As work has proceeded to bring medical cannabis to Pennsylvania, many have acknowledged both the House and Senate “got it right” in enacting this law and much has been accomplished to date to allow for its timely and effective implementation.

Hopefully, implementation of Chapter 20 and the establishment of up to eight clinical registrants will be next.  To me, ensuring proper implementation of Chapter 20 requires everyone to remain focused on the goal, namely:  RESEARCH!

Reform is in the Eye of the Beholder

During the latter part of the debate on medical cannabis, Senate Majority Leader Corman took charge, saying:  “This issue is too big, it’s too important, and too many people are depending on us to ‘get it right.’  And, for all the times the Senate has been criticized for acting too quickly, this is one time we’re going to take our time and ‘get it right’.”

Senator Corman was spot-on then and his comments form a guiding principle I follow as chair of the Senate State Government Committee:  the need to “get it right.”

I waited eight years to chair the State Government Committee and it allows me to work to advance my “Promise to Pennsylvania”:  legislative and political reform, tax and spending reform, and legal and labor law reform.

The State Government Committee has regulatory oversight over:  the Governor’s Office, Pennsylvania Department of State, Department of General Services, Office of Administration, Office of General Counsel, the Executive Board, Board of Claims, Civil Service Commission, Council on the Arts, Historical & Museum Commission, Lobbying Disclosure Law Regulation Promulgation Committee, Office of Open Records, State Athletic Commission, and the State Ethics Commission.

This oversight has generated over 100 bills so far this Session, including:  elections, state procurement (including state leases and land sales), Right to Know, lobbying disclosure, conduct of public officials and employees, and various Constitutional amendments.

My goal as chair is to give each bill due consideration.  That’s why we hold public hearings:  to be sure bills receive proper deliberation.  Last Session, nearly 200 bills were referred to the Committee and about a third were reported to the full Senate.

A common question I’m asked is:  “why does it take so long to change government – even the simple things?”  The answer comes from the Founding Fathers who rebelled against a king making decisions and they vested authority in three separate but equal branches of government:  checks and balances.

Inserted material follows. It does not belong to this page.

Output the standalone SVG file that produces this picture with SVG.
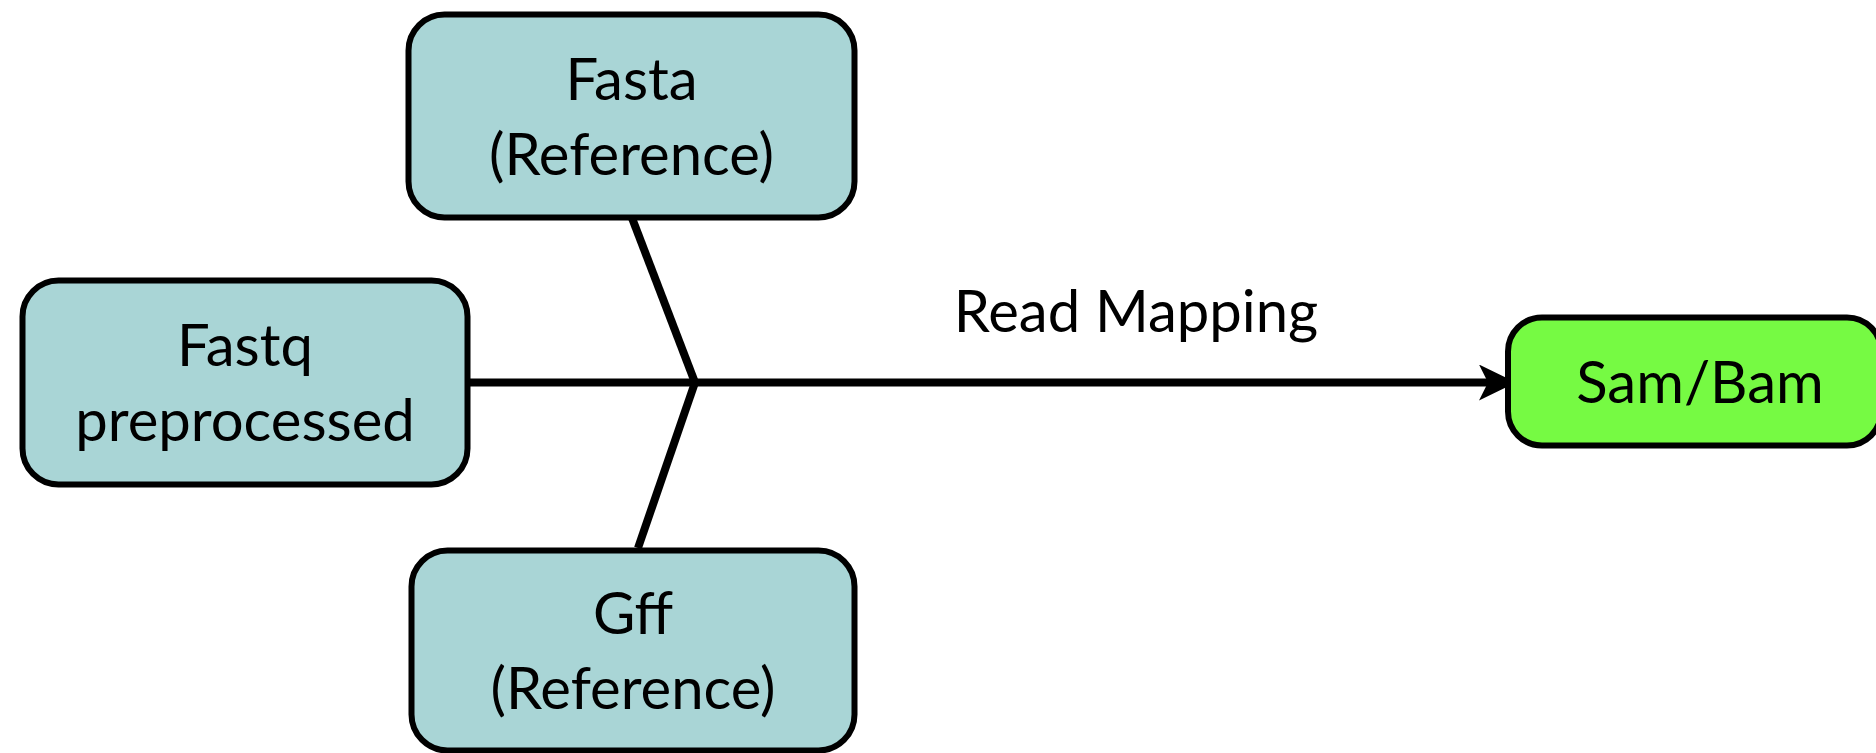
<svg xmlns="http://www.w3.org/2000/svg" width="1876" height="753" viewBox="0 0 1876 753">
  <style>
    .box { stroke: #000; stroke-width: 6; }
    .input { fill: #a9d5d6; }
    .output { fill: #76fa43; }
    .label { font-family: "Lato", "Liberation Sans", sans-serif; font-size: 58px; fill: #000; text-anchor: middle; }
    .wire { stroke: #000; stroke-width: 8; fill: none; }
  </style>
  <defs>
    <marker id="arrow" markerUnits="userSpaceOnUse" markerWidth="38" markerHeight="38" viewBox="0 0 38 38" refX="16" refY="18" orient="auto">
      <path d="M0,0 L37,18 L0,36 L9,18 Z" fill="#000"/>
    </marker>
  </defs>

  <rect width="1876" height="753" fill="#fff"/>

  <!-- connectors -->
  <g id="connectors">
    <line class="wire" x1="632" y1="218" x2="695" y2="382.5"/>
    <line class="wire" x1="695" y1="382.5" x2="638" y2="548"/>
    <line class="wire" x1="469" y1="382.5" x2="1495" y2="382.5" marker-end="url(#arrow)"/>
    <text class="label" x="1136" y="332">Read Mapping</text>
  </g>

  <g id="fasta">
    <rect class="box input" x="408.5" y="14.5" width="446" height="203" rx="36"/>
    <text class="label" x="631.5" y="100">Fasta</text>
    <text class="label" x="631.5" y="175" font-size="59">(Reference)</text>
  </g>

  <g id="fastq">
    <rect class="box input" x="22.5" y="280.5" width="445" height="204" rx="36"/>
    <text class="label" x="245" y="366">Fastq</text>
    <text class="label" x="245" y="441">preprocessed</text>
  </g>

  <g id="gff">
    <rect class="box input" x="411.5" y="550.5" width="443" height="200" rx="36"/>
    <text class="label" x="633" y="634">Gff</text>
    <text class="label" x="633" y="709" font-size="59">(Reference)</text>
  </g>

  <g id="sambam">
    <rect class="box output" x="1508" y="317.5" width="373" height="128" rx="34"/>
    <text class="label" x="1700" y="403" font-size="56">Sam/Bam</text>
  </g>
</svg>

To be sure our Constitutional Republic would be especially deliberative, the Founders divided the Legislative branch into two chambers, who must agree before sending bills to the executive to be signed into law.  This deliberative process helps protect everyone’s rights – including those with opinions contrary to those of the majority (50% plus one).

Our Constitution protects inalienable rights that cannot be taken away by government.  It’s why some of the Founders insisted on a Bill of Rights.  In a democracy, the majority is not restrained and can impose its will on the minority.

This leads to a big frustration of mine:  groups who decide what constitutes “reform” and demand action on a particular bill.  It’s “reform” because they say it is and don’t you dare disagree because then you’re anti-reform.

However, what’s “reform” to one may not be to another.  That’s why I ask questions about any “reform.”  Surprisingly, some have admitted they didn’t read the bill(s) they’re advocating.  Others don’t have the answers to questions about bills they insist are “reform.”  What was the process used to draft their legislation?  Who made decisions and how?  Why is their legislation “reform” while other bills aren’t?

Openness, transparency, and accountability are foundations of my work in the General Assembly.  Sometimes this takes time.  It’s always hard work and tedious details.

To quote an old advertisement, it’s important for the quality to go in before the name goes on.  This is especially true whenever anyone says they want “reform.”